BIPOC stands for "Black, Indigenous, and People of Color"--BIPOC people have always been involved in engineering and inventing. However, due to persistent biases in the publishing world there are very few full-length books providing biographies or memoirs of these engineers.
Try these search terms in the ISU Library's Quick Search to find materials on this topic.
You may notice some gaps here. This isn't an oversight on the part of the ISU Library--there just aren't many books in this area to purchase, and much of what does get published is aimed at children rather than an academic audience.
The following dataset can be used to identify engineers and inventors from the pre-Abolition era that have been profiled in the AANB:
Niven, Steven J., 2021, "Enslaved People in the African American National Biography, 1508-1865", https://doi.org/10.7910/DVN/FIEYGJ, Harvard Dataverse, V3, UNF:6:+xCci5GUcKGj3fDuuyiDxw== [fileUNF]
For biographies only available in the 2013 edition of the AANB, or to receive a PDF copy of a biography from the 2008 edition in Parks Library, please use Interlibrary Loan.

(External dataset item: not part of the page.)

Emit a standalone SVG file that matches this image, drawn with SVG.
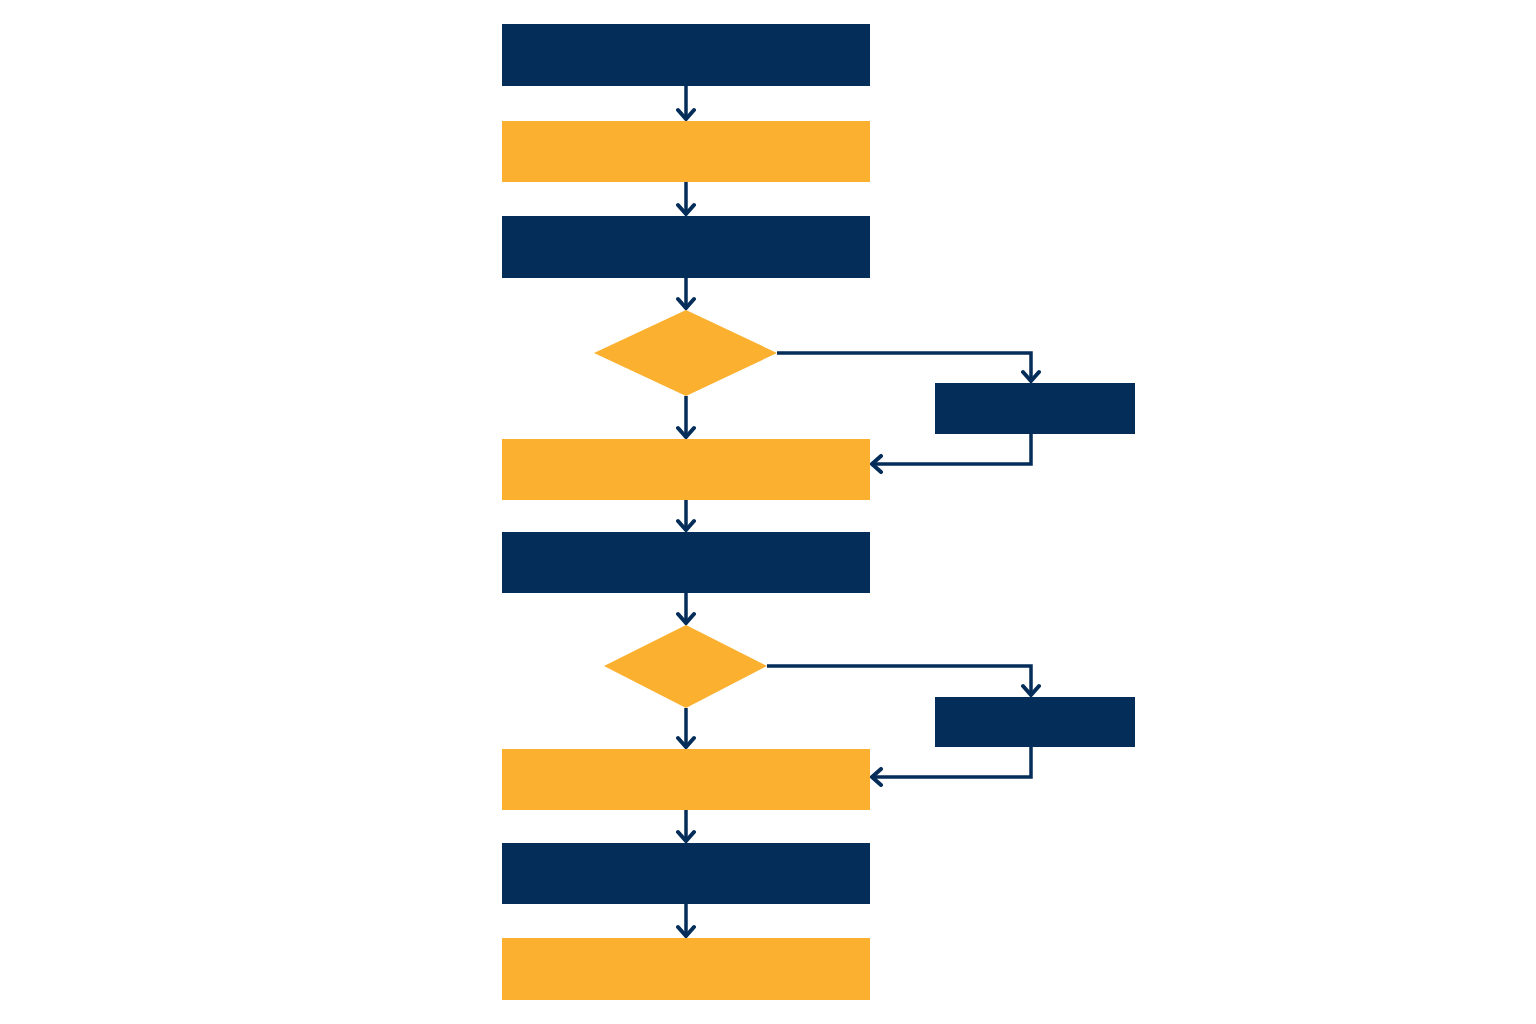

In these databases, it helps to know in advance who you are looking for, as biographies for people of color and people from other underrepresented groups are not typically marked as such in search results or lists of people. For example, you can browse for African Americans but would need to identify engineers by looking the people up elsewhere or viewing their biographies. You can also browse by people in science or engineering, but there is no indicator on that page as to which people belong to underrepresented groups.
You can filter your results to just men or just women in American National Biography, which may help narrow things down if you are interested in men or women of color in particular. (A whopping 3 out of 200+ biographies for engineers in this database are women as of November 2022.)